David Gordon Wallace is an American businessman, politician, and author from the state of Texas.

== Personal life ==
David Wallace attended Union College in Schenectady, New York, and later received a scholarship at the University of Reading in England for international studies in Real Estate, Finance and Law, before graduating from the University of North Texas with a Bachelor of Business Administration in Real Estate Finance.

== Political career ==
In 2001, Wallace was elected to Sugar Land City Council as a Single District Member representing District Four.

During the first year of his first term as a member of City Council, Wallace decided to pursue a mayoral campaign against the three-term incumbent mayor Dean A. Hrbacek, also a Republican. Wallace gained support of the Fort Bend County Republican Party Chair Eric Thode and former Sugar Land Mayor Lee Duggan. Wallace defeated Hrbacek in May 2002, winning approximately 55% of the vote.

While mayor, Wallace negotiated with Minute Maid to relocate the company's headquarters to Sugar Land.

In 2004, Wallace was reelected with no opposition, and ran unopposed again in 2006. Wallace elected not to run again during 2008.

In 2005, while serving as mayor, Wallace sought out a private development company, Cherokee Investments, to redevelop the Imperial Sugar Company's original site constructed more than 160 years ago.

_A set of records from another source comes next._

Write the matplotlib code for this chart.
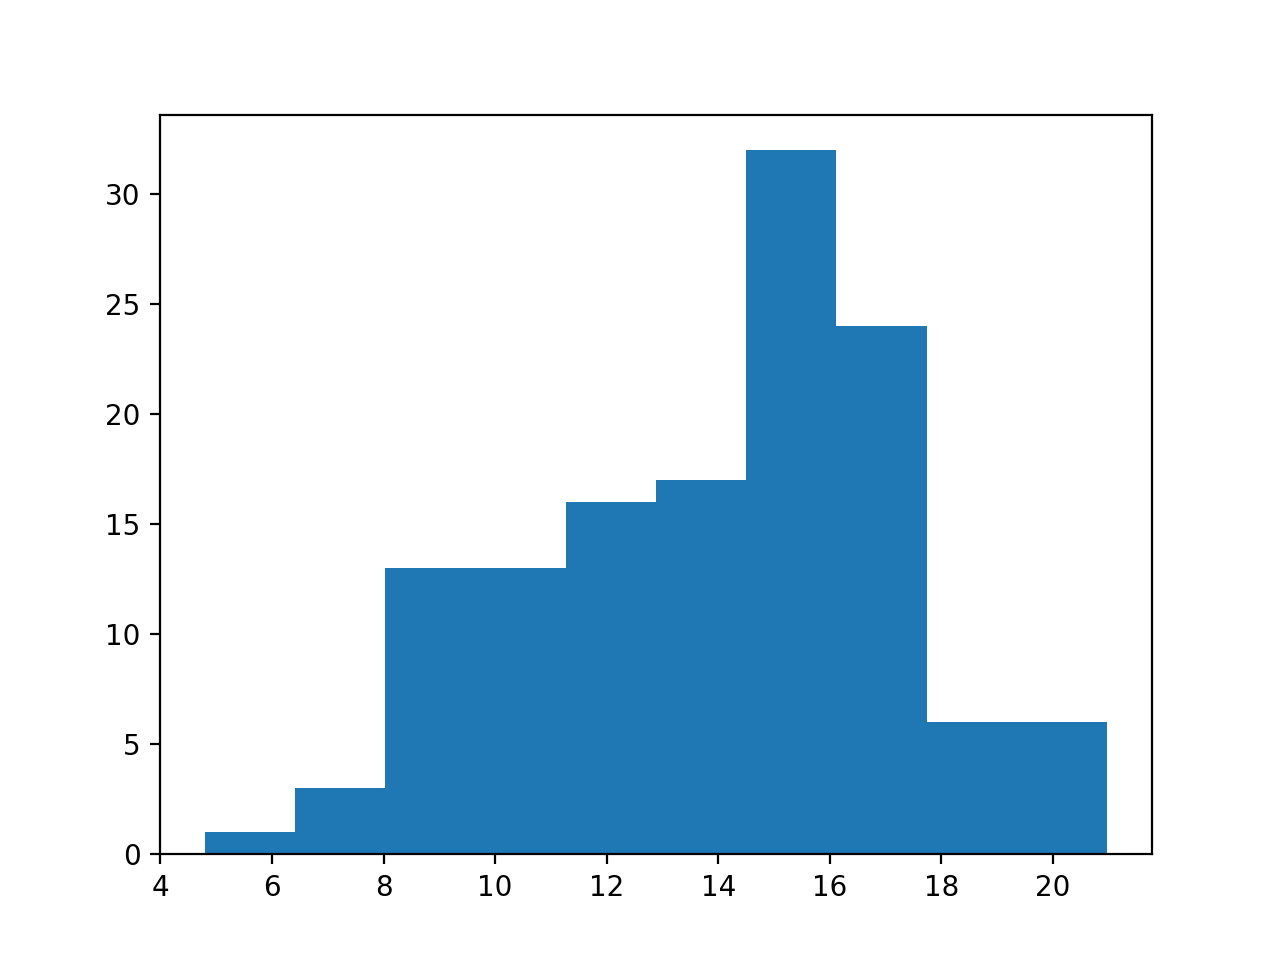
import numpy as np
import matplotlib.pyplot as plt

bin_edges = [4.80, 6.42, 8.03, 9.65, 11.27, 12.89, 14.50, 16.12, 17.74, 19.35, 20.97]
counts = [1, 3, 13, 13, 16, 17, 32, 24, 6, 6]

fig = plt.figure(figsize=(6.4, 4.8), dpi=200)
ax = fig.add_subplot(111)

ax.hist(bin_edges[:-1], bins=bin_edges, weights=counts)

fig.savefig('out.png')
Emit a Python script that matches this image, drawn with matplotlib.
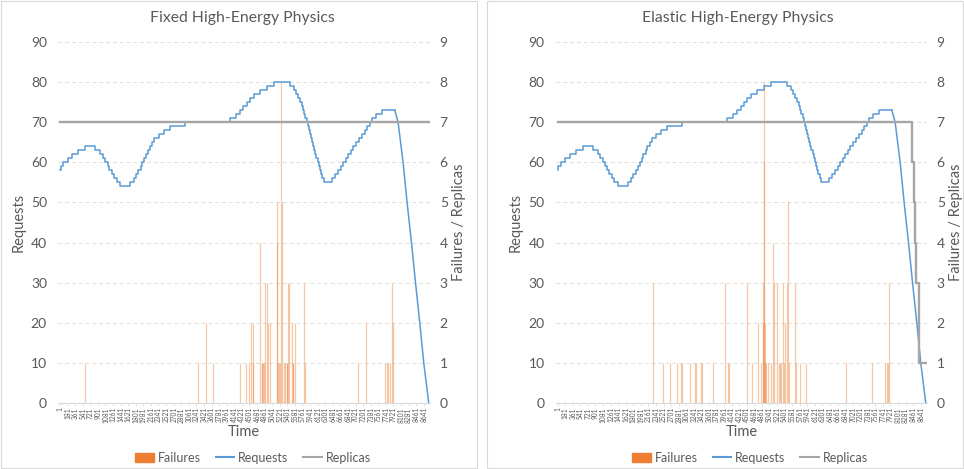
import numpy as np
import matplotlib.pyplot as plt
from matplotlib.patches import Patch, Rectangle
from matplotlib.lines import Line2D

plt.rcParams['font.family'] = ['Lato', 'DejaVu Sans']

# Requests (same workload in both charts): hour where the level changes -> new level
req_t = [1, 20, 79, 184, 293, 435, 594, 832, 951, 1015, 1069, 1133, 1171, 1228, 1283,
         1347, 1425, 1663, 1751, 1805, 1860, 1917, 1955, 2002, 2043, 2097, 2138, 2192,
         2240, 2351, 2470, 2612, 2968, 4037, 4179, 4274, 4353, 4433, 4512, 4607, 4749,
         4922, 5088, 5461, 5556, 5611, 5658, 5699, 5739, 5770, 5801, 5829, 5858, 5884,
         5910, 5936, 5962, 5988, 6014, 6040, 6067, 6093, 6119, 6145, 6173, 6202, 6235,
         6275, 6451, 6530, 6608, 6665, 6727, 6784, 6845, 6902, 6964, 7028, 7099, 7178,
         7249, 7296, 7360, 7401, 7503, 7638, 7954]
req_v = [58, 59, 60, 61, 62, 63, 64, 63, 62, 61, 60, 59, 58, 57, 56,
         55, 54, 55, 56, 57, 58, 59, 60, 61, 62, 63, 64, 65,
         66, 67, 68, 69, 70, 71, 72, 73, 74, 75, 76, 77, 78,
         79, 80, 79, 78, 77, 76, 75, 74, 73, 72, 71, 70, 69,
         68, 67, 66, 65, 64, 63, 62, 61, 60, 59, 58, 57, 56,
         55, 56, 57, 58, 59, 60, 61, 62, 63, 64, 65, 66, 67,
         68, 69, 70, 71, 72, 73, 73]
# final ramp down
drop_t = [7954, 8032, 8151, 8246, 8350, 8446, 8547, 8642, 8760]
drop_v = [73, 70, 60, 50, 40, 30, 20, 10, 0]

# Failures per hour
fixed_fail_t = [594, 3284, 3460, 3640, 4282, 4410, 4495, 4528, 4576, 4590, 4756, 4789,
                4808, 4827, 4848, 4875, 4908, 4932, 4986, 5146, 5160, 5176, 5200, 5224,
                5255, 5272, 5326, 5350, 5383, 5402, 5421, 5445, 5509, 5525, 5540, 5580,
                5801, 5818, 7083, 7273, 7733, 7764, 7800, 7835, 7890, 7914]
fixed_fail_n = [1, 1, 2, 1, 1, 1, 1, 2, 2, 1, 4, 1,
                1, 1, 1, 3, 3, 2, 2, 4, 5, 1, 1, 1,
                8, 5, 1, 1, 1, 1, 3, 3, 2, 1, 1, 2,
                3, 1, 1, 2, 1, 1, 1, 1, 3, 2]

elastic_fail_t = [2271, 2508, 2674, 2840, 2945, 2959, 3149, 3260, 3301, 3415, 3432, 3695,
                  3989, 4051, 4075, 4507, 4618, 4768, 4844, 4882, 4894, 4906, 4922, 4934,
                  4946, 4963, 5017, 5081, 5124, 5160, 5212, 5266, 5290, 5314, 5354, 5378,
                  5409, 5452, 5485, 5516, 5653, 5682, 5765, 5908, 6862, 7470, 7795, 7836,
                  7873, 7897]
elastic_fail_n = [3, 1, 1, 1, 1, 1, 1, 1, 1, 1, 1, 1,
                  3, 1, 1, 3, 1, 2, 1, 3, 2, 8, 6, 2,
                  1, 1, 1, 1, 4, 3, 3, 1, 1, 1, 3, 1,
                  2, 3, 5, 1, 3, 1, 1, 1, 1, 1, 1, 1,
                  1, 3]

# Replicas
fixed_rep_t = [1, 8760]
fixed_rep_v = [7, 7]
elastic_rep_t = [1, 8443, 8476, 8507, 8538, 8602, 8760]
elastic_rep_v = [7, 6, 5, 4, 3, 1, 1]

tick_hours = list(range(1, 8761, 180))

C_FAIL = '#ED7D31'
C_REQ = '#5B9BD5'
C_REP = '#A5A5A5'
C_TXT = '#595959'

fig = plt.figure(figsize=(9.64, 4.69), dpi=100)


def draw(left, right, title, fail_t, fail_n, rep_t, rep_v, cx, lx):
    ax = fig.add_axes([left, 0.1407, right - left, 0.7697])
    ax2 = ax.twinx()

    ax.step(req_t, req_v, where='post', color=C_REQ, lw=1.1, zorder=3)
    ax.plot(drop_t, drop_v, color=C_REQ, lw=1.1, zorder=3)

    ax2.vlines(fail_t, 0, fail_n, color=C_FAIL, lw=0.9, alpha=0.42)
    ax2.step(rep_t, rep_v, where='post', color=C_REP, lw=1.7)

    ax.set_xlim(-46, 8790)
    ax.set_ylim(0, 90)
    ax2.set_ylim(0, 9)
    ax.set_yticks(range(0, 91, 10))
    ax2.set_yticks(range(0, 10))
    ax.grid(axis='y', color='#DEDEDE', ls=(0, (4, 3)), lw=0.7)
    ax.set_xticks(tick_hours)
    ax.set_xticklabels([str(h) for h in tick_hours], rotation=90, fontsize=4.7,
                       color=C_TXT)
    ax.tick_params(axis='x', length=2, width=0.5, color='#D9D9D9', pad=1)
    ax.tick_params(axis='y', length=0, labelsize=10, labelcolor=C_TXT, pad=8)
    ax2.tick_params(axis='y', length=0, labelsize=10, labelcolor=C_TXT, pad=7)
    for a in (ax, ax2):
        for s in a.spines.values():
            s.set_visible(False)
    ax.spines['bottom'].set_visible(True)
    ax.spines['bottom'].set_color('#D9D9D9')
    ax.set_ylabel('Requests', fontsize=10.5, color=C_TXT, labelpad=4)
    ax2.set_ylabel('Failures / Replicas', fontsize=10.5, color=C_TXT, labelpad=3)
    ax.set_xlabel('Time', fontsize=10.5, color=C_TXT, labelpad=2)

    fig.text(cx, 0.962, title, ha='center', va='center', fontsize=11.3, color=C_TXT)
    handles = [Patch(color=C_FAIL), Line2D([], [], color=C_REQ, lw=1.5),
               Line2D([], [], color=C_REP, lw=1.5)]
    fig.legend(handles, ['Failures', 'Requests', 'Replicas'], loc='center',
               bbox_to_anchor=(lx, 0.024), ncol=3, frameon=False, fontsize=9,
               labelcolor=C_TXT, handlelength=1.5, columnspacing=1.2,
               handletextpad=0.3, handleheight=0.8)


draw(58 / 964, 430 / 964, 'Fixed High-Energy Physics',
     fixed_fail_t, fixed_fail_n, fixed_rep_t, fixed_rep_v, 242 / 964, 253 / 964)
draw(555.7 / 964, 927 / 964, 'Elastic High-Energy Physics',
     elastic_fail_t, elastic_fail_n, elastic_rep_t, elastic_rep_v, 738 / 964, 750 / 964)

for x0, w in ((0.001, 0.494), (0.505, 0.494)):
    fig.add_artist(Rectangle((x0, 0.003), w, 0.994, transform=fig.transFigure,
                             fill=False, ec='#D9D9D9', lw=0.8))

fig.savefig('out.png', dpi=100)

Cherokee Investments closed on the Imperial Sugar tract and began redevelopment in that place.

== 2006 congressional election ==

While Wallace ran unopposed in 2006, a political development was happening at the federal level in Sugar Land. On the night of April 3, 2006, former House Majority Leader Tom DeLay decided to retire from Congress instead of facing a difficult re-election bid (for a twelfth term). On June 9, 2006, he officially resigned from Congress. DeLay had been the focus of an indictment issued in Travis County, Texas stemming from his funding of Republican candidates through such groups as TRMPAC, which funded Texas candidates, and ARMPAC, which funded federal candidates.

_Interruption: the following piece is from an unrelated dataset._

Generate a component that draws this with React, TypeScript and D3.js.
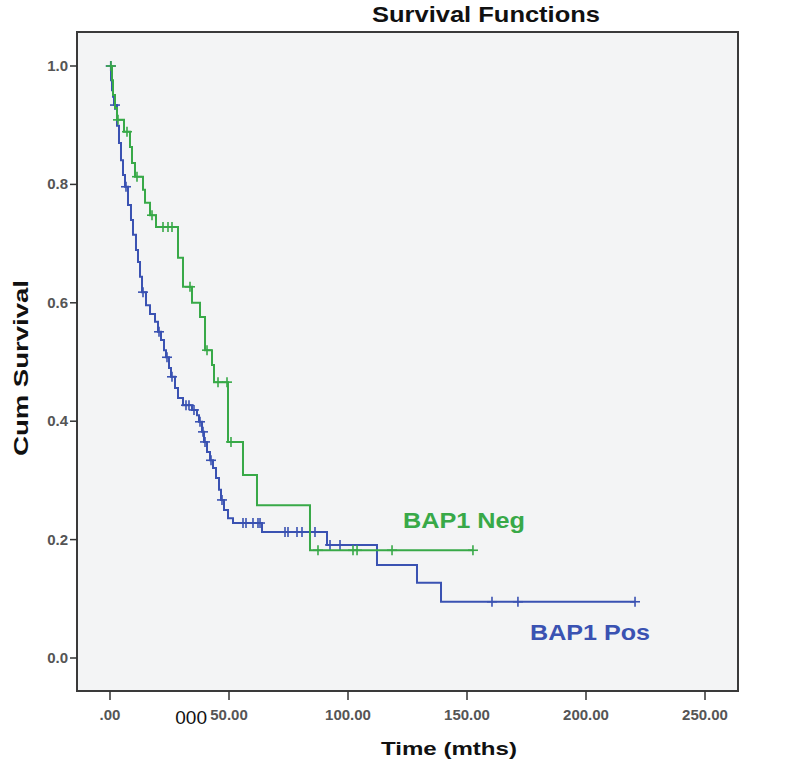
import React from "react";
import * as d3 from "d3";

// Kaplan-Meier steps: event times (months) and survival after each event
const posTimes = [0, 0.42, 0.84, 1.26, 1.68, 2.94, 3.78, 4.62, 5.46, 6.3, 7.56, 8.82, 9.66, 10.92, 11.76, 12.61, 13.45, 15.13, 16.81, 18.91, 20.17, 21.43, 22.69, 23.53, 24.79, 25.63, 27.31, 28.57, 30.67, 34.45, 36.55, 37.39, 38.66, 39.5, 40.76, 42.02, 43.28, 44.54, 45.8, 46.64, 47.9, 49.58, 51.68, 63.87, 91.18, 112.18, 128.99, 139.08];
const posSurv = [1.0, 0.976, 0.959, 0.948, 0.934, 0.899, 0.87, 0.841, 0.816, 0.796, 0.765, 0.74, 0.715, 0.689, 0.669, 0.644, 0.618, 0.596, 0.581, 0.568, 0.551, 0.537, 0.52, 0.508, 0.49, 0.475, 0.456, 0.439, 0.427, 0.419, 0.41, 0.399, 0.382, 0.365, 0.348, 0.334, 0.321, 0.304, 0.284, 0.267, 0.25, 0.236, 0.228, 0.213, 0.191, 0.157, 0.127, 0.095];
const posCensored = [0.3, 2.1, 6.72, 13.87, 20.59, 23.95, 26.05, 31.93, 33.19, 35.29, 37.82, 39.08, 39.92, 42.44, 47.06, 55.88, 57.14, 60.08, 62.18, 63.03, 73.53, 74.79, 78.57, 80.67, 86.13, 92.44, 96.64, 160.5, 171.4, 220.6];

const negTimes = [0, 0.84, 1.26, 2.1, 2.94, 5.88, 8.4, 9.24, 10.5, 13.87, 14.71, 16.81, 19.33, 28.57, 30.67, 34.45, 37.82, 39.92, 42.86, 43.7, 49.58, 55.88, 61.76, 84.03];
const negSurv = [1.0, 0.976, 0.951, 0.929, 0.909, 0.889, 0.863, 0.836, 0.813, 0.791, 0.769, 0.748, 0.728, 0.676, 0.627, 0.6, 0.576, 0.52, 0.495, 0.466, 0.365, 0.309, 0.258, 0.182];
const negCensored = [0.42, 3.36, 7.14, 11.34, 17.65, 22.27, 24.37, 26.05, 33.61, 40.76, 45.38, 49.16, 50.84, 87.39, 102.1, 103.8, 118.5, 152.5];

const xTicks = [0, 50, 100, 150, 200, 250];
const xTickLabels = [".00", "50.00", "100.00", "150.00", "200.00", "250.00"];
const yTicks = [0, 0.2, 0.4, 0.6, 0.8, 1.0];
const yTickLabels = ["0.0", "0.2", "0.4", "0.6", "0.8", "1.0"];

const GREEN = "#38a948";
const BLUE = "#3a52b2";

const survAt = (times: number[], surv: number[], t: number) => {
  let s = surv[0];
  for (let i = 0; i < times.length; i++) if (times[i] <= t) s = surv[i];
  return s;
};

const App: React.FC = () => {
  const frame = { left: 77, top: 32, right: 738, bottom: 691 };
  const x = d3.scaleLinear().domain([0, 250]).range([110, 705]);
  const y = d3.scaleLinear().domain([0, 1]).range([658, 66]);

  const line = d3
    .line<[number, number]>()
    .x((d) => x(d[0]))
    .y((d) => y(d[1]))
    .curve(d3.curveStepAfter);

  const series = [
    { times: posTimes, surv: posSurv, cens: posCensored, color: BLUE },
    { times: negTimes, surv: negSurv, cens: negCensored, color: GREEN },
  ];

  const font = "'Liberation Sans', Arial, sans-serif";

  return (
    <svg width={800} height={768} style={{ position: "absolute", left: 0, top: 0, background: "#fff" }}>
      <text x={486} y={22} textAnchor="middle" fontFamily={font} fontWeight="bold" fontSize={22} textLength={228} lengthAdjust="spacingAndGlyphs" fill="#111">
        Survival Functions
      </text>
      <rect x={frame.left} y={frame.top} width={frame.right - frame.left} height={frame.bottom - frame.top} fill="#f3f4f5" stroke="#3a3a3a" strokeWidth={2} />

      {yTicks.map((v, i) => (
        <g key={"y" + i}>
          <line x1={frame.left - 7} x2={frame.left} y1={y(v)} y2={y(v)} stroke="#333" strokeWidth={1.5} />
          <text x={frame.left - 9} y={y(v) + 5} textAnchor="end" fontFamily={font} fontWeight="bold" fontSize={15} fill="#555">
            {yTickLabels[i]}
          </text>
        </g>
      ))}
      {xTicks.map((v, i) => (
        <g key={"x" + i}>
          <line x1={x(v)} x2={x(v)} y1={frame.bottom} y2={frame.bottom + 9} stroke="#333" strokeWidth={1.5} />
          <text x={x(v)} y={720} textAnchor="middle" fontFamily={font} fontWeight="bold" fontSize={15} fill="#555">
            {xTickLabels[i]}
          </text>
        </g>
      ))}
      <text x={207} y={724} textAnchor="end" fontFamily={font} fontSize={19} fill="#111">
        000
      </text>

      <text transform="translate(28,368) rotate(-90)" textAnchor="middle" fontFamily={font} fontWeight="bold" fontSize={20} textLength={176} lengthAdjust="spacingAndGlyphs" fill="#111">
        Cum Survival
      </text>
      <text x={449} y={755} textAnchor="middle" fontFamily={font} fontWeight="bold" fontSize={19} textLength={136} lengthAdjust="spacingAndGlyphs" fill="#111">
        Time (mths)
      </text>

      {series.map((s, k) => {
        const end = s.cens[s.cens.length - 1];
        const pts: [number, number][] = s.times.map((t, i) => [t, s.surv[i]] as [number, number]);
        pts.push([end, s.surv[s.surv.length - 1]]);
        return (
          <g key={"s" + k}>
            <path d={line(pts) || ""} fill="none" stroke={s.color} strokeWidth={2} />
            {s.cens.map((t, j) => {
              const cx = x(t);
              const cy = y(survAt(s.times, s.surv, t));
              return (
                <g key={j} stroke={s.color} strokeWidth={1.6}>
                  <line x1={cx} x2={cx} y1={cy - 5} y2={cy + 5} />
                  <line x1={cx - 5} x2={cx + 5} y1={cy} y2={cy} />
                </g>
              );
            })}
          </g>
        );
      })}

      <text x={403} y={528} fontFamily={font} fontWeight="bold" fontSize={22} textLength={122} lengthAdjust="spacingAndGlyphs" fill={GREEN}>
        BAP1 Neg
      </text>
      <text x={530} y={640} fontFamily={font} fontWeight="bold" fontSize={22} textLength={120} lengthAdjust="spacingAndGlyphs" fill={BLUE}>
        BAP1 Pos
      </text>
    </svg>
  );
};

export default App;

Republican Party precinct chairs ultimately endorsed Wallace's opponent, Shelley Sekula-Gibbs, to face Democrat Nick Lampson, a former Congressman from Beaumont who moved to Stafford, north of Sugar Land, with the original intent of challenging DeLay before DeLay dropped out.

Although Wallace previously indicated that he would continue to run even if Sekula-Gibbs received the party's endorsement, Wallace announced on August 21, 2006 that he would abandon his write-in campaign and that he would endorse Sekula-Gibbs, who won the remainder of Tom DeLay's unexpired term in a special election. Nick Lampson won the general election, despite a strong showing by Sekula-Gibbs and a visit by President George W. Bush and U.S. Senator Kay Bailey Hutchison.

Wallace also announced that he would not run for re-election as mayor of Sugar Land.

==Wallace-Bajjali and personal bankruptcy==
Wallace co-founded Wallace Bajjali Development Partners, L.P., a real estate development firm. Wallace was no longer the chief executive officer, as announced on January 7, 2015. On March 24, 2015, David Wallace filed personal Chapter 7 bankruptcy in the U.S. Bankruptcy Court in Houston and, on the same day, Houston Public Media reported that Wallace Bajjali Development Partners had "lost millions of dollars in the 2009 collapse of the BizRadio Ponzi Scheme".